My heart is ready, O God, my heart is ready; I shall sing and chant hymns of praise.
Awake, my glorious soul. Awake, lute and lyre, for I shall awaken the dawn.
I shall acknowledge You among the nations, Adonai; I shall sing of You among the peoples of the world. (Psalm 57)
Sometimes the most heartfelt, and beautiful, prayers are composed in moments of existential crisis. Spiritual longing is often solitary. The quest is singular.

David is terrified Saul is going to kill him and attempts to prepare himself for death. “I am ready.” But then he finds strength. “I shall sing.” He suggests an antidote to his fears. “Awake, my glorious soul. Awake, lute and lyre, for I shall awaken the dawn.”

I often visit Israel during the hottest days of July. Hiking along Ein Gedi’s paths the heat starts to get to the better of me and I can imagine David’s fears. When I finally reach what is now called David’s Waterfall, my exhaustion finds relief. The fear dissipates. The waterfall’s cool mist tempers the heat. My spirit is restored.

Awake, my glorious soul.

More words of David’s poems come to mind:
O God, You are my God and thus shall I be first every morning to seek You out.  
My soul thirsts for You; my flesh longs for You as though I were parched in an arid land, as though I were exhausted in a land without water.
Surely I have seen You in the sanctuary; I have merited to see Your power and glory. 
And, as Your mercy is better than life itself, my lips shall always praise You.  (Psalm 63)
If not for David’s fears, and angst, if not for his journeys into the wilderness, I might not have these words on which to cling. “My soul thirsts for You.” Artists, and spiritual seekers, need to be alone with their thoughts. They need to work through their challenges, and difficulties; they need to confront their demons, and enemies. There they discover poetry and song, music and art. We become the beneficiaries of their struggles.
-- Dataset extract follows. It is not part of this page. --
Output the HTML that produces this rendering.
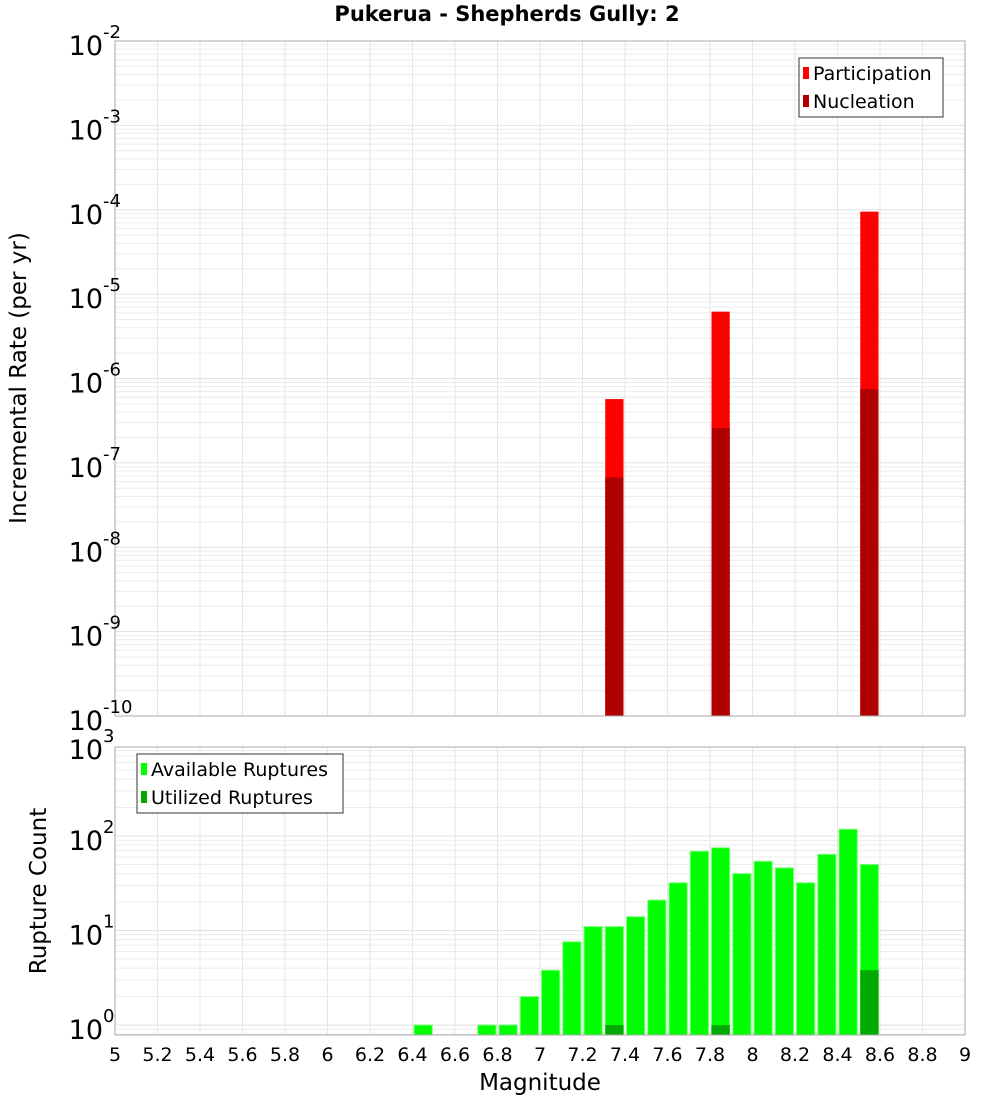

And yet Judaism does not want to leave us alone. It counsels us that our best prayers are those said in community. The kaddish is to be said with a minyan of ten people. The tradition exclaims, “It is not good to mourn alone.”

But that is exactly when we confront those anxieties and fears. The thoughts of longing most often occur when alone. We cannot help but think of those we mourn when by ourselves. Are we never to be left alone? Are we always to be surrounded by friends and community? Can a spiritual quest ever be in the singular?

The Torah responds: “If anyone, man or woman, explicitly utters a nazirite’s vow, to set himself apart for the Lord, then he shall abstain from wine…” (Numbers 6) And what is a nazirite’s vow? No drinking of wine. No cutting the hair. And what does Judaism say about this? Narishkeit! Foolishness. We no longer make such vows. We don’t believe that an individual can get closer to God in this way.

The tradition shouts: “Never go it alone.” On Yom Kippur, the community fasts together. Only together can we get closer to God. Even David’s eloquent words are inserted into the Rosh Hashanah prayers. They are not to be said without others. It is as if the tradition states, “Don’t get any ideas about making a pilgrimage to Ein Gedi standing under the waterfall by yourself and reciting David’s words there."

And still, I am left wondering. What about the creative energies that come from personal existential angst and fears?

I turn to another poet. I turn to Rainer Maria Rilke:
I would describe myself
like a landscape I’ve studied
at length, in detail;
like a world I’m coming to understand;
like a pitcher I pour from at mealtime;
like my mother’s face;
like a ship that carried me
when the waters raged. (The Book of a Monastic Life)
I require the poems of the individual (and lost) spirit. I need the songs of the community’s (landed) prayers.